● **Problem description**
Start at the line holding "Give me the TikZ source for this diagram.", stop at the line holding "(looplabel) at (935,1213)", and repeat those lines exactly, both ends included; skip the pictures.

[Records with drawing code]
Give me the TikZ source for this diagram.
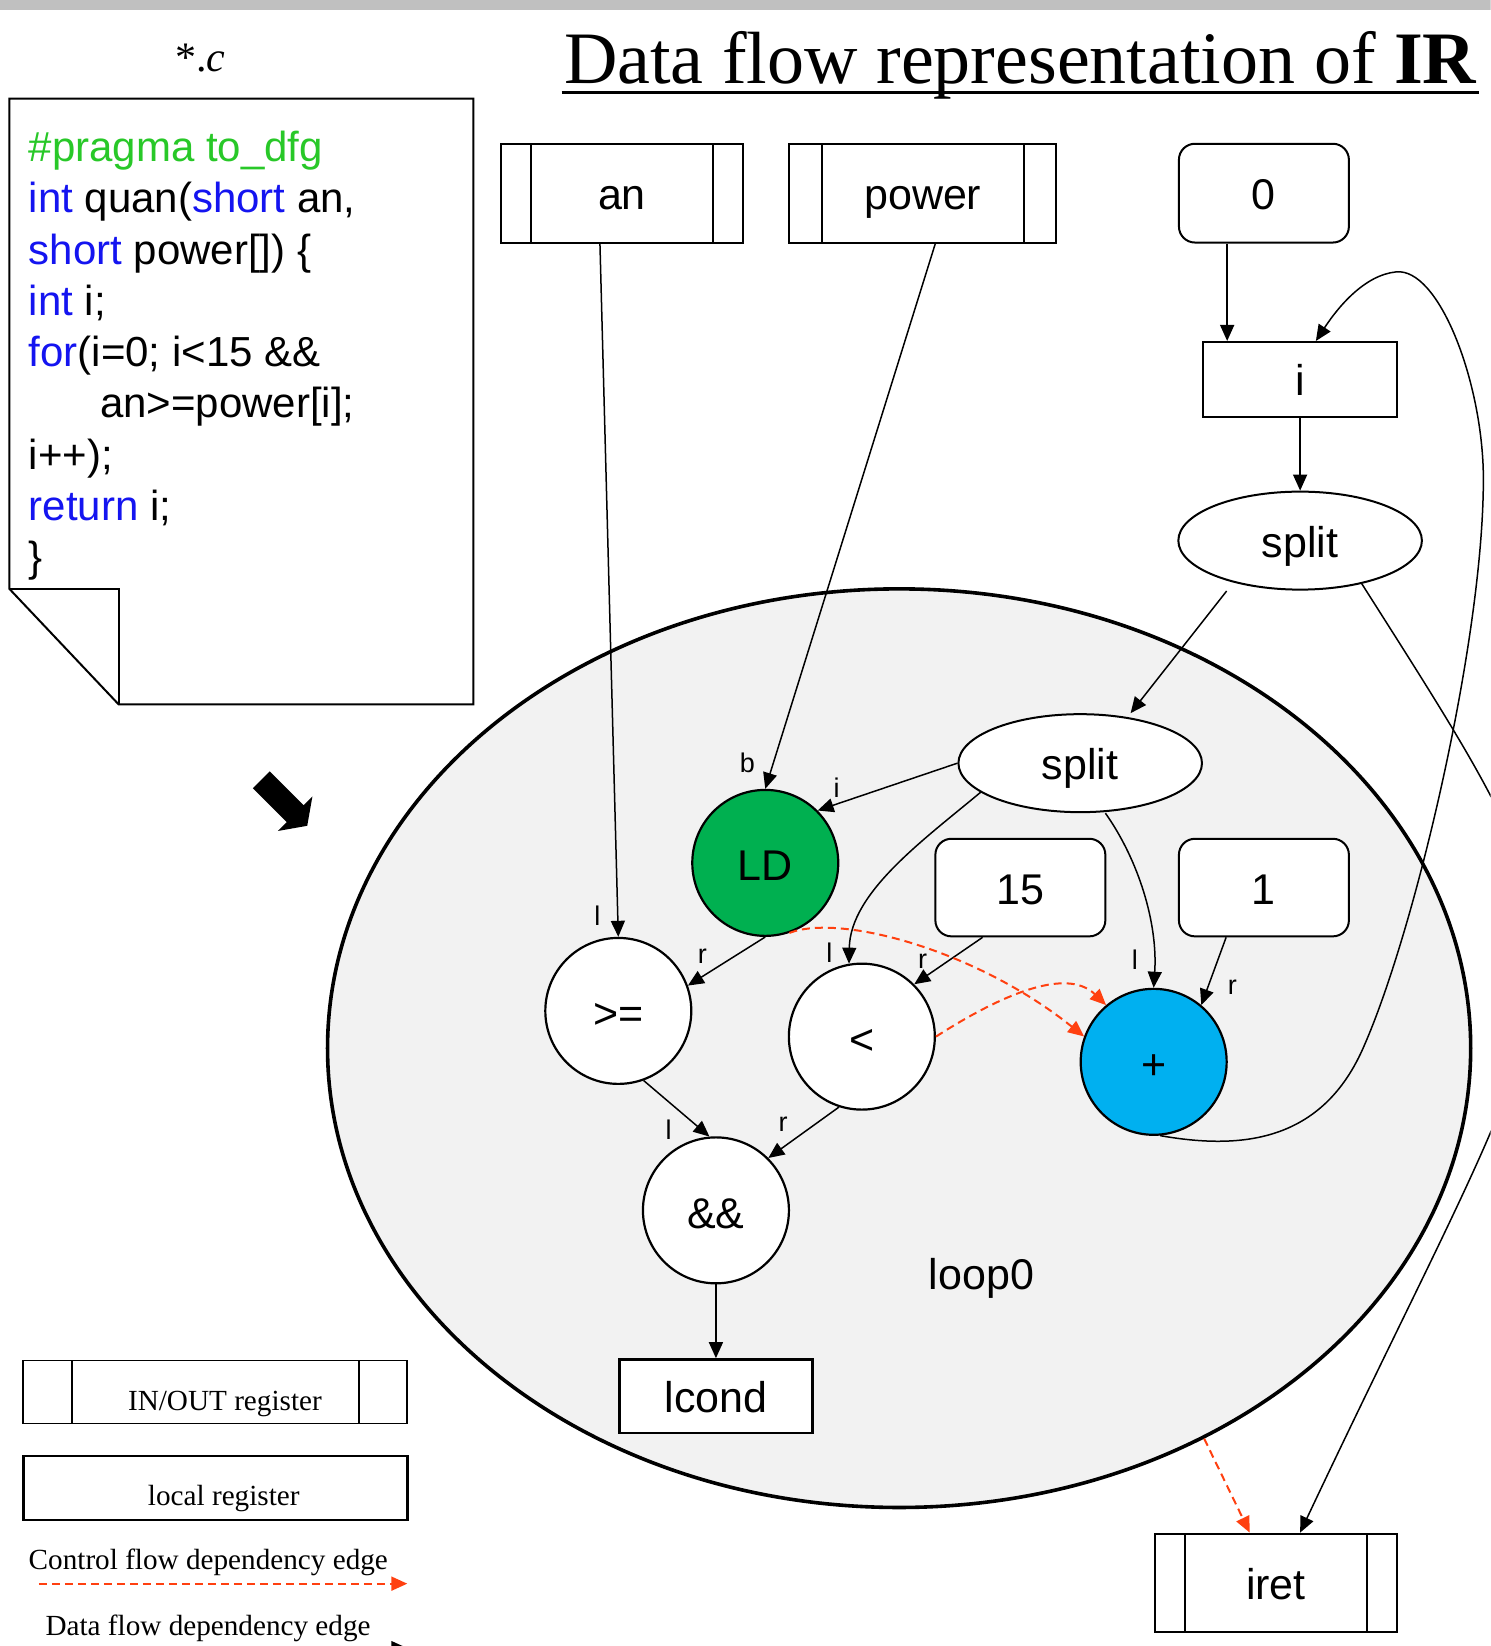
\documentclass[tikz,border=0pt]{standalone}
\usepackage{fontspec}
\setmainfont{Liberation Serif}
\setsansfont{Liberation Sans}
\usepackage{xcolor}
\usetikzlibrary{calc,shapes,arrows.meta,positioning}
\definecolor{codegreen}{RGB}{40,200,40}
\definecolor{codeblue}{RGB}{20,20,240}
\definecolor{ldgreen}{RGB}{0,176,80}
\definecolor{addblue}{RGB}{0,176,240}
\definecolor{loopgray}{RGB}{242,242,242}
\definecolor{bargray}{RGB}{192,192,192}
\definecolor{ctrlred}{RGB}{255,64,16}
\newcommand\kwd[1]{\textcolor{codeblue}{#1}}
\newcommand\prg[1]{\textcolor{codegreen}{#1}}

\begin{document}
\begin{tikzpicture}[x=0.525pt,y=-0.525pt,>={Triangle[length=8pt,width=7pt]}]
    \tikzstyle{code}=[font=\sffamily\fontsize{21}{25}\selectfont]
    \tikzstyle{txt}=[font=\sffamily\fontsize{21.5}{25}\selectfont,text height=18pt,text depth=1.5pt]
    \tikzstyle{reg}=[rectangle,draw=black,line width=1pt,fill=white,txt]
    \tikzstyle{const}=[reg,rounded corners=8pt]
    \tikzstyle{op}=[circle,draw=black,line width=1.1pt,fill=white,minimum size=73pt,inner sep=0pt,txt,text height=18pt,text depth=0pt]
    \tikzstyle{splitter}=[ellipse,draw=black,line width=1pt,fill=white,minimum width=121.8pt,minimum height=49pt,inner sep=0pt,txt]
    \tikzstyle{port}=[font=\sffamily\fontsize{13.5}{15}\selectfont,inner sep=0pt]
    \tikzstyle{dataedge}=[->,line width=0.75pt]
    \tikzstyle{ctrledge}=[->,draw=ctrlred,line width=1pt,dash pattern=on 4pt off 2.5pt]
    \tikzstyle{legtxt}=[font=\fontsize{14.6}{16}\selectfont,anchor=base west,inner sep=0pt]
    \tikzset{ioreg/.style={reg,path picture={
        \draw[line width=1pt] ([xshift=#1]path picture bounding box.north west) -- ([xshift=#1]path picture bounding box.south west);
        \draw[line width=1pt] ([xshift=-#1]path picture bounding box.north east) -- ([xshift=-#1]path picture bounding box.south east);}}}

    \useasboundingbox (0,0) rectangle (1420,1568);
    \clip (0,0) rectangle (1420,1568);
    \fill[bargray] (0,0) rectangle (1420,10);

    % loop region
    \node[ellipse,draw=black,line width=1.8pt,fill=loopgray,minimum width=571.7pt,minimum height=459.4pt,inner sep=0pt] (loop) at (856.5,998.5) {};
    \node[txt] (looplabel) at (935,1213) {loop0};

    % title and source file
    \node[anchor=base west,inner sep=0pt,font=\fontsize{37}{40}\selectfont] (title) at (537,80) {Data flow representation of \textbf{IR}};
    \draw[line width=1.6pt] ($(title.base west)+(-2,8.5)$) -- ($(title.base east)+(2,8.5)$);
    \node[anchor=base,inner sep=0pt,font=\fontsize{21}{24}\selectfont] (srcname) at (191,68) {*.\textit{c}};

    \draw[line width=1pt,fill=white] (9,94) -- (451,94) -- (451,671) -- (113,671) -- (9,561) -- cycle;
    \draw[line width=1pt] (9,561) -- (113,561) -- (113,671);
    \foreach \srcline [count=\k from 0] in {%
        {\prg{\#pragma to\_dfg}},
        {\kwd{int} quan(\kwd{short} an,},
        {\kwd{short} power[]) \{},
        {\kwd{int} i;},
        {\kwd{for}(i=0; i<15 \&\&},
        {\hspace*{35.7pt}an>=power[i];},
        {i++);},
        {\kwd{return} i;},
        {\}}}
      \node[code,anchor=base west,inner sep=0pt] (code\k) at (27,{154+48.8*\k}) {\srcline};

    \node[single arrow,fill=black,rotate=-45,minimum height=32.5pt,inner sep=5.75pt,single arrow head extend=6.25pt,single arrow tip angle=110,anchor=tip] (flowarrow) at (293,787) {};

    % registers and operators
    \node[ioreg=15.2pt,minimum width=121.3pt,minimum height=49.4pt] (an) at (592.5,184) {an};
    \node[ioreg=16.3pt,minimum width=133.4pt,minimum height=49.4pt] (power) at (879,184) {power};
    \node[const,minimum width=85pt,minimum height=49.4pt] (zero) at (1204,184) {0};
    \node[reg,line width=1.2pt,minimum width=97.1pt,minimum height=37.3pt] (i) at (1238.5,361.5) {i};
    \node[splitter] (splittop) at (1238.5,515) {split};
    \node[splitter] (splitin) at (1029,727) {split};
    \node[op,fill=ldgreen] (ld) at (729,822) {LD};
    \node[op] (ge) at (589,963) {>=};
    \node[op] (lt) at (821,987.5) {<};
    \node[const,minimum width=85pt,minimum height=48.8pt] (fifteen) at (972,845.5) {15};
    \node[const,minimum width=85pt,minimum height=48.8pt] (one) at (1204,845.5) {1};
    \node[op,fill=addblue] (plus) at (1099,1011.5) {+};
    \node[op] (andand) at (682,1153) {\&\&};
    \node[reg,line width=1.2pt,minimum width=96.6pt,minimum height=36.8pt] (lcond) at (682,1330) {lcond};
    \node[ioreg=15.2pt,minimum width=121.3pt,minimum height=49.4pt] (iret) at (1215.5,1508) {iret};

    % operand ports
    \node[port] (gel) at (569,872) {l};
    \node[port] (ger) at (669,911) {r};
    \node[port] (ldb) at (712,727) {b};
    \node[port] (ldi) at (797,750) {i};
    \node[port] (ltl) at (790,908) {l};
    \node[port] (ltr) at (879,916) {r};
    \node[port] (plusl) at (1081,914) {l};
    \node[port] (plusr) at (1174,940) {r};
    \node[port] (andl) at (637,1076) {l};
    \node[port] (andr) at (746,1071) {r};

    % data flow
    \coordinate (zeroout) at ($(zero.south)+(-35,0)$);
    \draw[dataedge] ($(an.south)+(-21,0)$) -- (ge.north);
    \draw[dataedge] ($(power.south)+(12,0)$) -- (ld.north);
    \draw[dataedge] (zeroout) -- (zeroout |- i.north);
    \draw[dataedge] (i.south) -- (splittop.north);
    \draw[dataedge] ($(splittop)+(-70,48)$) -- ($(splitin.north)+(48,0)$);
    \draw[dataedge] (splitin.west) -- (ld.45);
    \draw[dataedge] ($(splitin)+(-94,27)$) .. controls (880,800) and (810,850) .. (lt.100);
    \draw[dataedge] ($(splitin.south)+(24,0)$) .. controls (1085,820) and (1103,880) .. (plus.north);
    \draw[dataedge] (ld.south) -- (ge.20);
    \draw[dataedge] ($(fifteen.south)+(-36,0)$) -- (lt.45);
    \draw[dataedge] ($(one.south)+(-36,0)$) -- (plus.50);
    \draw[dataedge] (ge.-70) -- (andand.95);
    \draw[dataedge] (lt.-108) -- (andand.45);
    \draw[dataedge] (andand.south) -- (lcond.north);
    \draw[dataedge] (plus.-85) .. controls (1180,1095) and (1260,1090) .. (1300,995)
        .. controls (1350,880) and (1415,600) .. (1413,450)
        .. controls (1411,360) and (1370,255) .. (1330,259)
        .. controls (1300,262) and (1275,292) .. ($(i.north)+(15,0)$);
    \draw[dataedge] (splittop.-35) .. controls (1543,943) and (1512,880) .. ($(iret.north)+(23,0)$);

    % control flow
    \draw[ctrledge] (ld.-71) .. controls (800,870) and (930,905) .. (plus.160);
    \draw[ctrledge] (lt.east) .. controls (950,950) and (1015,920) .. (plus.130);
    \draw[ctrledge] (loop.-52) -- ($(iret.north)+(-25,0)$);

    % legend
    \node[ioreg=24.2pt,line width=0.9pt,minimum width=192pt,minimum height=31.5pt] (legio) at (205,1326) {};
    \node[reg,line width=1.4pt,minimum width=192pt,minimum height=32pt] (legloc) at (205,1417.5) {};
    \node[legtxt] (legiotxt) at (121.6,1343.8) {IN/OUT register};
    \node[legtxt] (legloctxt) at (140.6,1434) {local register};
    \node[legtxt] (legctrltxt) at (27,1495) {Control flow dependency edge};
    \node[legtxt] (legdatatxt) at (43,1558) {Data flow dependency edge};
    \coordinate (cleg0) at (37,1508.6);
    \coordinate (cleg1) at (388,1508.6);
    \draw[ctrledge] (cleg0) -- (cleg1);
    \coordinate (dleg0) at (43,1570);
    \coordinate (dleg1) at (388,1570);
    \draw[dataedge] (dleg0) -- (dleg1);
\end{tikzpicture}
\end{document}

* * *

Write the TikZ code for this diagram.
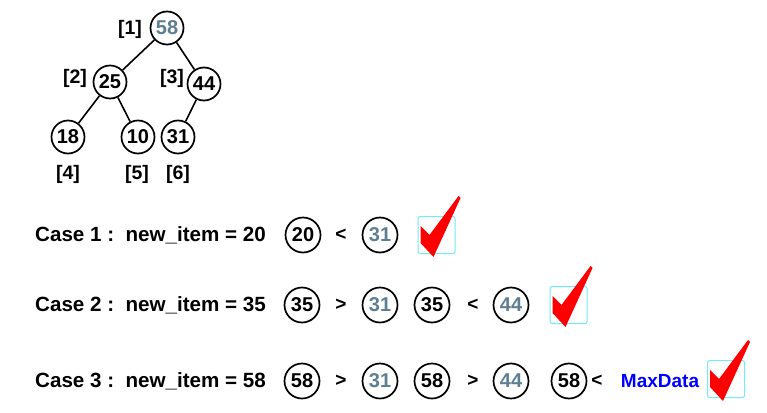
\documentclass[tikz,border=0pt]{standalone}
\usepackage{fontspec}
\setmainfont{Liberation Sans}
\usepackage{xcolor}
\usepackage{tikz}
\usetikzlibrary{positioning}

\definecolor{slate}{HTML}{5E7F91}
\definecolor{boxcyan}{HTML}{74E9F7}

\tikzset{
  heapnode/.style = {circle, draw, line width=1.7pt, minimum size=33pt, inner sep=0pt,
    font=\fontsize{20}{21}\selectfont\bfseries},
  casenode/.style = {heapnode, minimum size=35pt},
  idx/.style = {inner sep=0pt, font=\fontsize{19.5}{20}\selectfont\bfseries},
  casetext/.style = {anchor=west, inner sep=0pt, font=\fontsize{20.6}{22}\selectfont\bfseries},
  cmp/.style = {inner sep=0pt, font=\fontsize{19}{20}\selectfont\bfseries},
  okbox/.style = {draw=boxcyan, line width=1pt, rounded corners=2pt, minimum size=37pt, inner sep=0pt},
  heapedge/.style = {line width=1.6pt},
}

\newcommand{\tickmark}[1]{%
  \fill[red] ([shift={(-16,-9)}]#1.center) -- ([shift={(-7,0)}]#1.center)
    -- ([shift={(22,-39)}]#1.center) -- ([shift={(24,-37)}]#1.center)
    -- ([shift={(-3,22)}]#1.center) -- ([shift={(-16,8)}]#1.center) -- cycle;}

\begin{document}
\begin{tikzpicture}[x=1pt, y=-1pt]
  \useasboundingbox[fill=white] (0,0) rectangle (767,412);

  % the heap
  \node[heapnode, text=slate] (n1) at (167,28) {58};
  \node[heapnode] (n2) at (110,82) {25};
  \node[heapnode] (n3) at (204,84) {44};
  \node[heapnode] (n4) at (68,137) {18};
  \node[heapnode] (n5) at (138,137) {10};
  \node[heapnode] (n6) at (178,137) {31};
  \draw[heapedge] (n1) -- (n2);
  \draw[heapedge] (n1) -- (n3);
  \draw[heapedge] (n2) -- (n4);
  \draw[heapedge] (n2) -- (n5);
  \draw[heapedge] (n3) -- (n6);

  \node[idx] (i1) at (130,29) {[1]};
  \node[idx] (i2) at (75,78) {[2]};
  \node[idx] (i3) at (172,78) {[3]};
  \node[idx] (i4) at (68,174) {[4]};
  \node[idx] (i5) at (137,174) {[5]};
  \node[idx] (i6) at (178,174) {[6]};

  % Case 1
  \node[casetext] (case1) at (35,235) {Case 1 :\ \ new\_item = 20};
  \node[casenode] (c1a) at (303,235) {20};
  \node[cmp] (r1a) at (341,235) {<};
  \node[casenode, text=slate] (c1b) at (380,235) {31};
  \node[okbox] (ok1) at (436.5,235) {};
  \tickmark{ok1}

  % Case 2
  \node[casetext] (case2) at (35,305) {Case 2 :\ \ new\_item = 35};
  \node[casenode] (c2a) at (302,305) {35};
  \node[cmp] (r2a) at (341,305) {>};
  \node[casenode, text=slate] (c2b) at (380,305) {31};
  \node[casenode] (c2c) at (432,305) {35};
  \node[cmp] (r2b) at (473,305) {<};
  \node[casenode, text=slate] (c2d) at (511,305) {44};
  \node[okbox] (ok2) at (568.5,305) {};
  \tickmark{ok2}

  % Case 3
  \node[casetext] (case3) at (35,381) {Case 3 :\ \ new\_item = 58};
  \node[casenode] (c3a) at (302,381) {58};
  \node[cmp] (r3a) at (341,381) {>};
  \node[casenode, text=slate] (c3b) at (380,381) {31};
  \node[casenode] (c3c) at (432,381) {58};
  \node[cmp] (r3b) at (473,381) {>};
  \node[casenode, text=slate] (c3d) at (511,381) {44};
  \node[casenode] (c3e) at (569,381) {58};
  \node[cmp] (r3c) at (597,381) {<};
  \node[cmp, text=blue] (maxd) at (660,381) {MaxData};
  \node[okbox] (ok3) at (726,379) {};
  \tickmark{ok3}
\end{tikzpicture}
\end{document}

● **Response to the task**
Give me the TikZ source for this diagram.
\documentclass[tikz,border=0pt]{standalone}
\usepackage{fontspec}
\setmainfont{Liberation Serif}
\setsansfont{Liberation Sans}
\usepackage{xcolor}
\usetikzlibrary{calc,shapes,arrows.meta,positioning}
\definecolor{codegreen}{RGB}{40,200,40}
\definecolor{codeblue}{RGB}{20,20,240}
\definecolor{ldgreen}{RGB}{0,176,80}
\definecolor{addblue}{RGB}{0,176,240}
\definecolor{loopgray}{RGB}{242,242,242}
\definecolor{bargray}{RGB}{192,192,192}
\definecolor{ctrlred}{RGB}{255,64,16}
\newcommand\kwd[1]{\textcolor{codeblue}{#1}}
\newcommand\prg[1]{\textcolor{codegreen}{#1}}

\begin{document}
\begin{tikzpicture}[x=0.525pt,y=-0.525pt,>={Triangle[length=8pt,width=7pt]}]
    \tikzstyle{code}=[font=\sffamily\fontsize{21}{25}\selectfont]
    \tikzstyle{txt}=[font=\sffamily\fontsize{21.5}{25}\selectfont,text height=18pt,text depth=1.5pt]
    \tikzstyle{reg}=[rectangle,draw=black,line width=1pt,fill=white,txt]
    \tikzstyle{const}=[reg,rounded corners=8pt]
    \tikzstyle{op}=[circle,draw=black,line width=1.1pt,fill=white,minimum size=73pt,inner sep=0pt,txt,text height=18pt,text depth=0pt]
    \tikzstyle{splitter}=[ellipse,draw=black,line width=1pt,fill=white,minimum width=121.8pt,minimum height=49pt,inner sep=0pt,txt]
    \tikzstyle{port}=[font=\sffamily\fontsize{13.5}{15}\selectfont,inner sep=0pt]
    \tikzstyle{dataedge}=[->,line width=0.75pt]
    \tikzstyle{ctrledge}=[->,draw=ctrlred,line width=1pt,dash pattern=on 4pt off 2.5pt]
    \tikzstyle{legtxt}=[font=\fontsize{14.6}{16}\selectfont,anchor=base west,inner sep=0pt]
    \tikzset{ioreg/.style={reg,path picture={
        \draw[line width=1pt] ([xshift=#1]path picture bounding box.north west) -- ([xshift=#1]path picture bounding box.south west);
        \draw[line width=1pt] ([xshift=-#1]path picture bounding box.north east) -- ([xshift=-#1]path picture bounding box.south east);}}}

    \useasboundingbox (0,0) rectangle (1420,1568);
    \clip (0,0) rectangle (1420,1568);
    \fill[bargray] (0,0) rectangle (1420,10);

    % loop region
    \node[ellipse,draw=black,line width=1.8pt,fill=loopgray,minimum width=571.7pt,minimum height=459.4pt,inner sep=0pt] (loop) at (856.5,998.5) {};
    \node[txt] (looplabel) at (935,1213) {loop0};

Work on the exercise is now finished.